To the extent that the claims set out in paragraphs 1, 2, 3, 4, 5, 7(e), 9(a) and 10 all hinge on the notion that Volvo took adverse action against Mr Hagos, because it dismissed him from its employment the claim is, in my view, misconceived. It has, in terms of s.17A of the Federal Magistrates Act 1999, no reasonable prospect of success and so in my view those paragraphs ought to be struck out. I strike out paragraphs 1, 2, 3, 4, 5, 7(e), 8, 9(a) and 10 of part (g), annexure A of Mr Hagos’ amended claim filed on 23 August, 2012.
I accept also Volvo’s argument that additionally Mr Hagos’ claim under s.352 of the Fair Work Act is fatally flawed. There seems to be no dispute about the fact that Mr Hagos was absent from work for three and a half months between 10 September, 2010 and 24 December, 2010. Regulation 3.10(5) of the Fair Work Regulations 2009 provides that an absence is not a temporary absence if an employee is absent from work for more than three months. Section 352 applies to dismissals where an employee is temporarily absent from work. Having regard to the matters to which I have just referred, it seems to me very clear that Mr Hagos cannot succeed on that claim either.
Volvo also seeks an order that Mr Hagos be given 28 days from 8 November, 2012 to pay Volvo’s costs of the adjournment ordered on 9 August, 2012 and if the costs are not paid by that date then the proceedings be stayed until such costs are paid. I decline to make that order. In this case Mr Hagos is self represented, he is pursuing a claim in a jurisdiction where ordinarily costs orders are not made.
A costs order has been made in this case, but it seems to me that there is no warrant to impose further burdens on Mr Hagos when there is no real suggestion at this point that he is either unable to or unwilling to pay the costs within a reasonable time. The amount that he has to pay is not yet settled and so until the amount is settled and until there is some clear evidence, which might support such an application, I am disinclined to make such an order.
I turn then to the application in a case filed by Mr Hagos on 6 November, 2012. He seeks a number of orders; the first is a declaration that Volvo is in breach of the Fair Work Act 2009 for taking adverse actions against him in contravention of s.340 of the Act in line with his amended application that was filed on 23 August, 2012. I decline to make that order because that is an order which can only be made after there has been a full hearing of this case. One can only make a determination about the final relief sought and the basis upon which that relief might be granted once all of the evidence is in and the Court has had the forensic advantage of the trial process.

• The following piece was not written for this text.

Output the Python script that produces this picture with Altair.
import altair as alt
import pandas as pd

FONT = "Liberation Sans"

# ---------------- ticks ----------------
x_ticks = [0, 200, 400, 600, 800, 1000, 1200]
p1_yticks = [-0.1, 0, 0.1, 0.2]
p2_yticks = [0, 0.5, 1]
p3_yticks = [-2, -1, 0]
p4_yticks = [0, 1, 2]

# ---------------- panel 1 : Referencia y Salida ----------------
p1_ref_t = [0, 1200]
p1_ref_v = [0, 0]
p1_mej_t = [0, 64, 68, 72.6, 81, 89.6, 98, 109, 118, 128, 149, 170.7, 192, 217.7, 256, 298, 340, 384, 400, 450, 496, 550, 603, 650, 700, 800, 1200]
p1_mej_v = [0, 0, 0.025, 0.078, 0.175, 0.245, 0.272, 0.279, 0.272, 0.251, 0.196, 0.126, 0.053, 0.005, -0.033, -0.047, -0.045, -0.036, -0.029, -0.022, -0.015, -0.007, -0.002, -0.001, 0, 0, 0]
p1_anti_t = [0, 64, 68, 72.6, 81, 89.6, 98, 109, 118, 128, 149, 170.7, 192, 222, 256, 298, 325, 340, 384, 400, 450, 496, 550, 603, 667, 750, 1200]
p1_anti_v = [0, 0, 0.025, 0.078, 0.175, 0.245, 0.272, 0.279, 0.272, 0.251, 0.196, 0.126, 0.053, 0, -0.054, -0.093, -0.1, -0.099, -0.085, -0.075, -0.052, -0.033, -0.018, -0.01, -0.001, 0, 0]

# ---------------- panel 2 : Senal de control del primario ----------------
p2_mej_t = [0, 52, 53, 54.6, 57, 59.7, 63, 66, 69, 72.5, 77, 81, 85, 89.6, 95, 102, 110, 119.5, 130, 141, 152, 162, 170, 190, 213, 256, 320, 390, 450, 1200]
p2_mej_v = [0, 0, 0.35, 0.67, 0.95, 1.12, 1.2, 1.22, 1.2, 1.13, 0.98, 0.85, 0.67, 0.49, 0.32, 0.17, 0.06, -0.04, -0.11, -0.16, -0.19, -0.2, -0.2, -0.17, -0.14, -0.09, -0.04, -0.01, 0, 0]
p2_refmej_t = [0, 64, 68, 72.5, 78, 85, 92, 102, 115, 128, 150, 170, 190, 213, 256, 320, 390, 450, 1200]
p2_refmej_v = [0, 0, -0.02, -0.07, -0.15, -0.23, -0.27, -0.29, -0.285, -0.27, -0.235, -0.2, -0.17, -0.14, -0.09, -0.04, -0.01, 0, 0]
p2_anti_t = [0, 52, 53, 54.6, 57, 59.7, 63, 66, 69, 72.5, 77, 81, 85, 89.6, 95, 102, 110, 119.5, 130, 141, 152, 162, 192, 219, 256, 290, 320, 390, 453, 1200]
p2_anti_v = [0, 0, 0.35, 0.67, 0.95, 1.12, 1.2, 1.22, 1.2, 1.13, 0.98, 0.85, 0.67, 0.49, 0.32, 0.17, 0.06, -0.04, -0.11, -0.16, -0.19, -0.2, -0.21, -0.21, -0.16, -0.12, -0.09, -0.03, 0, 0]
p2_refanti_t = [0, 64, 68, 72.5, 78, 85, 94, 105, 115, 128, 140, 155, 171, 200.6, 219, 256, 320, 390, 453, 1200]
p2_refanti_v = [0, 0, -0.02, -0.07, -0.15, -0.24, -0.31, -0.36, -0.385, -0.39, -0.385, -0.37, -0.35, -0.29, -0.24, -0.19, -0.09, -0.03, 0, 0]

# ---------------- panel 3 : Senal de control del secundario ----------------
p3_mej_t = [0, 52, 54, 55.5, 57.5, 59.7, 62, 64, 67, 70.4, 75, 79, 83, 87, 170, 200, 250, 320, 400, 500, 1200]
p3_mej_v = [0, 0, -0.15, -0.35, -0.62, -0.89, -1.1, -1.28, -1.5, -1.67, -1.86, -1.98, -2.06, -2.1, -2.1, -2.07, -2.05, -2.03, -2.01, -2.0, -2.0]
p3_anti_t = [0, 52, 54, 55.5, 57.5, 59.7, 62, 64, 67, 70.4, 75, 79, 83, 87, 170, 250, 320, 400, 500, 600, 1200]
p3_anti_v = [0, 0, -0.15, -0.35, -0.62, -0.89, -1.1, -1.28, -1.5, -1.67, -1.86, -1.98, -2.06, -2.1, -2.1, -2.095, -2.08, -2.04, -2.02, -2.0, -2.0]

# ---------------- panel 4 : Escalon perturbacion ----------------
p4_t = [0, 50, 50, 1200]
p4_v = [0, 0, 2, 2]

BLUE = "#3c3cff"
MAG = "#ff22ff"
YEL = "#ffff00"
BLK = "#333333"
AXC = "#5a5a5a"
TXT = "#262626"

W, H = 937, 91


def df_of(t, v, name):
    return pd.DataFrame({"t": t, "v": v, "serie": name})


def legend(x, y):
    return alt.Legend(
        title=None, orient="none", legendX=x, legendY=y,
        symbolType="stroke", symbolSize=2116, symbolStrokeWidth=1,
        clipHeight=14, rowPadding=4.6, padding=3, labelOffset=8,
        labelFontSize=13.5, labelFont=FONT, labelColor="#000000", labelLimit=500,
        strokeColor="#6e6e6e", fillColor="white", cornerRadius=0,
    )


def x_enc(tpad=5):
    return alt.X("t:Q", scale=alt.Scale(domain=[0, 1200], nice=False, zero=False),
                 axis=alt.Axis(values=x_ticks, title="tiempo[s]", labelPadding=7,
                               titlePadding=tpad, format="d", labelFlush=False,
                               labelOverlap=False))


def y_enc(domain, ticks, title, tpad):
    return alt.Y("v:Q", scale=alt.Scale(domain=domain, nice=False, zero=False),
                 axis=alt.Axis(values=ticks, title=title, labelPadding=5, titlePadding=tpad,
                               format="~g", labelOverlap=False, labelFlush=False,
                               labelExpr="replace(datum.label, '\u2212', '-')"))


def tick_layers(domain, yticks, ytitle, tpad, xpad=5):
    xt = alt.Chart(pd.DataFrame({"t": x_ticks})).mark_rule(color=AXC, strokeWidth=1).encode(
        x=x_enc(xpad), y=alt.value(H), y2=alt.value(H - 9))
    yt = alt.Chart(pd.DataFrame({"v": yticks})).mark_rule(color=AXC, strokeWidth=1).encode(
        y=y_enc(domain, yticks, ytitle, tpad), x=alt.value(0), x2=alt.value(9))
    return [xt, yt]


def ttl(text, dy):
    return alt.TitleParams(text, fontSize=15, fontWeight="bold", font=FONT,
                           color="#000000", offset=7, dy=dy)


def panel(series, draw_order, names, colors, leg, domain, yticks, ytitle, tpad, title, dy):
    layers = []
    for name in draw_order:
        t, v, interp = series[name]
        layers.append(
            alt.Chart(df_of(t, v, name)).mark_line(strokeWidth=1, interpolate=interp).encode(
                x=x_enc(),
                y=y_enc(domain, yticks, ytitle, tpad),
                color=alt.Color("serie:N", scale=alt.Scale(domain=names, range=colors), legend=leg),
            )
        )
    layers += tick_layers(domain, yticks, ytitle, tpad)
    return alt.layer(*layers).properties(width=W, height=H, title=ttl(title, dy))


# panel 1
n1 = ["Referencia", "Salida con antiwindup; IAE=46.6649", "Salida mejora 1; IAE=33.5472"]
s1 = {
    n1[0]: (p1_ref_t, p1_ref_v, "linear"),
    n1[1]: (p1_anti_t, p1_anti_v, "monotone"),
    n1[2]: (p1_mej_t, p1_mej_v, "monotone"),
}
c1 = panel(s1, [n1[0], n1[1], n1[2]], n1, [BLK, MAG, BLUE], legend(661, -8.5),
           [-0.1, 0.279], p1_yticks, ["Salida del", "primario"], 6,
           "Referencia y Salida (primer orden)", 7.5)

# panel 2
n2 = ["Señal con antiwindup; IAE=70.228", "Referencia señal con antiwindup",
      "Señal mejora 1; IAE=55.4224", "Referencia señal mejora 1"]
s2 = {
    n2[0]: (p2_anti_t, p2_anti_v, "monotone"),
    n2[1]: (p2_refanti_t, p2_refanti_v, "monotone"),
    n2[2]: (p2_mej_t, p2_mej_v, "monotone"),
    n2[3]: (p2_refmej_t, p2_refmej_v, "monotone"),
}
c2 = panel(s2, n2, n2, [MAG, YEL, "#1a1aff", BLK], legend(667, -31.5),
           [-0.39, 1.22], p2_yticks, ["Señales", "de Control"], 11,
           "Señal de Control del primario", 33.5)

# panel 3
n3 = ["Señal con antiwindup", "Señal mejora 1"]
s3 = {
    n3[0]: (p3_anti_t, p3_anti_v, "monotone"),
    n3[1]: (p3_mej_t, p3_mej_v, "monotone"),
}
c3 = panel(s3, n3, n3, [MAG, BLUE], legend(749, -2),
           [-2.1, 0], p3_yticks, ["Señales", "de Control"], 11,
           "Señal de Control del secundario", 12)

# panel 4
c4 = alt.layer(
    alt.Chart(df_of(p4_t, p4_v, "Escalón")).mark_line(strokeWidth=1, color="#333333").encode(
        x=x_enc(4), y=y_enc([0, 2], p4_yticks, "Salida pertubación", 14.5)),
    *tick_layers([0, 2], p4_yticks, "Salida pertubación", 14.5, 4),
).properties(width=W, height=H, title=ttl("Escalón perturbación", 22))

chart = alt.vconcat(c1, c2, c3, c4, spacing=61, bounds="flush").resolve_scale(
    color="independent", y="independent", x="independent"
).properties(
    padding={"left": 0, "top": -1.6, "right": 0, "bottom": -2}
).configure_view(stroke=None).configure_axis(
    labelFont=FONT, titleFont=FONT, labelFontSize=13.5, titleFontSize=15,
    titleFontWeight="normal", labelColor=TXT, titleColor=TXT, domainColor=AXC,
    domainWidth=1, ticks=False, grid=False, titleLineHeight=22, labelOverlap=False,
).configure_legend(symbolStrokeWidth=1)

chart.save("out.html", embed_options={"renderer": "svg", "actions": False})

For similar reasons I decline to make orders 2 and 3 set out in Mr Hagos’ application in a case.
Having regard to the orders that I have already made in Volvo’s application in a case it is inappropriate to make order 4 set out in Mr Hagos’ application in a case.
Order 6 in the application in a case is an order which seeks that the costs order of 9 August, 2012 be set aside. I decline to set aside the costs order. I can see no basis for doing so. It was suggested in argument by Mr Hagos that the order does not reflect the intention of the Court, but it does. In those circumstances, no occasion arises to set the order aside.

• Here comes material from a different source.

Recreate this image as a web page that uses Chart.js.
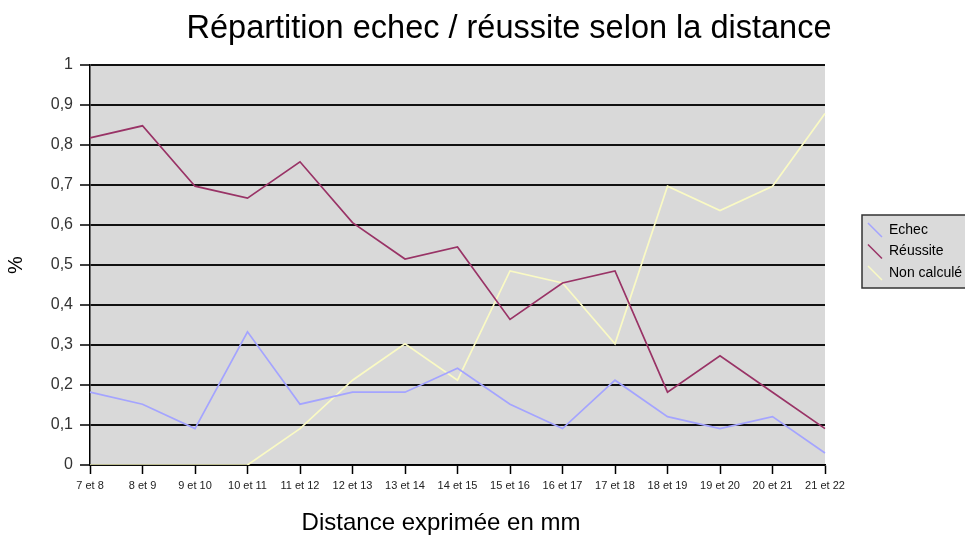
<!DOCTYPE html>
<html>
<head>
<meta charset="utf-8">
<title>Répartition echec / réussite selon la distance</title>
<script src="https://cdn.jsdelivr.net/npm/chart.js@4.4.1/dist/chart.umd.min.js"></script>
<style>
  html, body { margin: 0; padding: 0; background: #fff; }
  #wrap { width: 965px; height: 537px; }
</style>
</head>
<body>
<div id="wrap"><canvas id="distanceChart" width="965" height="537"></canvas></div>
<script>
// distance classes (mm)
const distances = ['7 et 8', '8 et 9', '9 et 10', '10 et 11', '11 et 12', '12 et 13', '13 et 14', '14 et 15',
  '15 et 16', '16 et 17', '17 et 18', '18 et 19', '19 et 20', '20 et 21', '21 et 22'];

// share of each outcome per class
const echec = [0.182, 0.152, 0.091, 0.333, 0.152, 0.182, 0.182, 0.242, 0.152, 0.091, 0.212, 0.121, 0.091, 0.121, 0.030];
const reussite = [0.818, 0.848, 0.697, 0.667, 0.758, 0.606, 0.515, 0.545, 0.364, 0.455, 0.485, 0.182, 0.273, 0.182, 0.091];
const nonCalcule = [0, 0, 0, 0, 0.091, 0.212, 0.303, 0.212, 0.485, 0.455, 0.303, 0.697, 0.636, 0.697, 0.879];

const chartTitle = 'Répartition echec / réussite selon la distance';
const xAxisTitle = 'Distance exprimée en mm';
const yAxisTitle = '%';

const FONT = '"Liberation Sans", Arial, sans-serif';

// grey plot area, title, axis caption and the boxed legend
const chartDecor = {
	id: 'chartDecor',
	beforeDraw(chart) {
		const {ctx, chartArea: a} = chart;
		ctx.save();
		ctx.fillStyle = '#d9d9d9';
		ctx.fillRect(a.left, a.top, a.right - a.left, a.bottom - a.top);
		ctx.restore();
	},
	afterDraw(chart) {
		const ctx = chart.ctx;
		ctx.save();
		ctx.fillStyle = '#000';
		ctx.textAlign = 'center';
		ctx.textBaseline = 'alphabetic';
		ctx.font = '32.5px ' + FONT;
		ctx.fillText(chartTitle, 509, 38);
		ctx.font = '24px ' + FONT;
		ctx.fillText(xAxisTitle, 441, 530);

		// legend box
		ctx.fillStyle = '#dadada';
		ctx.fillRect(862, 215, 110, 73);
		ctx.strokeStyle = '#333';
		ctx.lineWidth = 1.5;
		ctx.strokeRect(862, 215, 110, 73);

		ctx.font = '14px ' + FONT;
		ctx.textAlign = 'left';
		ctx.textBaseline = 'middle';
		chart.data.datasets.forEach((ds, i) => {
			const cy = 230 + i * 21.5;
			ctx.strokeStyle = ds.borderColor;
			ctx.lineWidth = 1.5;
			ctx.beginPath();
			ctx.moveTo(868, cy - 7);
			ctx.lineTo(882, cy + 7);
			ctx.stroke();
			ctx.fillStyle = '#000';
			ctx.fillText(ds.label, 889, cy);
		});
		ctx.restore();
	}
};

const lineStyle = {
	borderWidth: 1.7,
	pointRadius: 0,
	tension: 0,
	fill: false
};

new Chart(document.getElementById('distanceChart'), {
	type: 'line',
	data: {
		labels: distances,
		datasets: [
			{label: 'Echec', data: echec, borderColor: '#a4a4ff', ...lineStyle},
			{label: 'Réussite', data: reussite, borderColor: '#993366', ...lineStyle},
			{label: 'Non calculé', data: nonCalcule, borderColor: '#fafac4', ...lineStyle}
		]
	},
	options: {
		responsive: false,
		animation: false,
		layout: {
			padding: {top: 65, right: 140, left: 0, bottom: 0}
		},
		plugins: {
			legend: {display: false},
			title: {display: false},
			tooltip: {enabled: false}
		},
		scales: {
			x: {
				offset: false,
				afterFit: (scale) => { scale.height = 72; },
				grid: {
					drawOnChartArea: false,
					drawTicks: true,
					tickLength: 9,
					tickColor: '#000',
					tickWidth: 1.5
				},
				border: {color: '#000', width: 1.5},
				ticks: {
					autoSkip: false,
					maxRotation: 0,
					minRotation: 0,
					padding: 5,
					color: '#222',
					font: {family: FONT, size: 11}
				}
			},
			y: {
				min: 0,
				max: 1,
				afterFit: (scale) => { scale.width = 90; },
				grid: {
					color: '#111',
					lineWidth: 2,
					drawTicks: true,
					tickLength: 10,
					tickColor: '#000',
					tickWidth: 1.5
				},
				border: {color: '#000', width: 1.5},
				ticks: {
					stepSize: 0.1,
					padding: 7,
					color: '#333',
					font: {family: FONT, size: 16},
					callback: (v) => String(Math.round(v * 10) / 10).replace('.', ',')
				},
				title: {
					display: true,
					text: yAxisTitle,
					color: '#000',
					font: {family: FONT, size: 20},
					padding: {top: 4, bottom: 0}
				}
			}
		}
	},
	plugins: [chartDecor]
});
</script>
</body>
</html>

Paragraph 7 asks for the Court to fix a reasonable amount to be paid by Mr Hagos as the costs thrown away by the adjournment. I intend to do that.
The only other order of any substance that remains in Mr Hagos’s application in a case is an order that Volvo produce the 59 page IHR Australia report in relation to Mr Hagos’ workplace complaint in its entirety. I see no reason not to make that order and I will make it.
That then leaves for consideration the question of the costs to be paid as a result of the adjournment of the trial of 9 August.
In that respect, exhibit 2 before me is a bill of costs prepared by an organisation describing themselves as Quantum Cost Assessors. The bill as delivered totals $21,545.36, but in my view that amount is unreasonable. Turning to page 2 of the bill I have difficulty in the notion that I ought to make an allowance for solicitors travelling from Sydney to Brisbane for a hearing when this case centres upon conduct and actions which occurred in Brisbane and where there are local solicitors and counsel who could attend to the matter. Alternatively agents may have been engaged. In those circumstances I do not intend to allow travel costs for a solicitor.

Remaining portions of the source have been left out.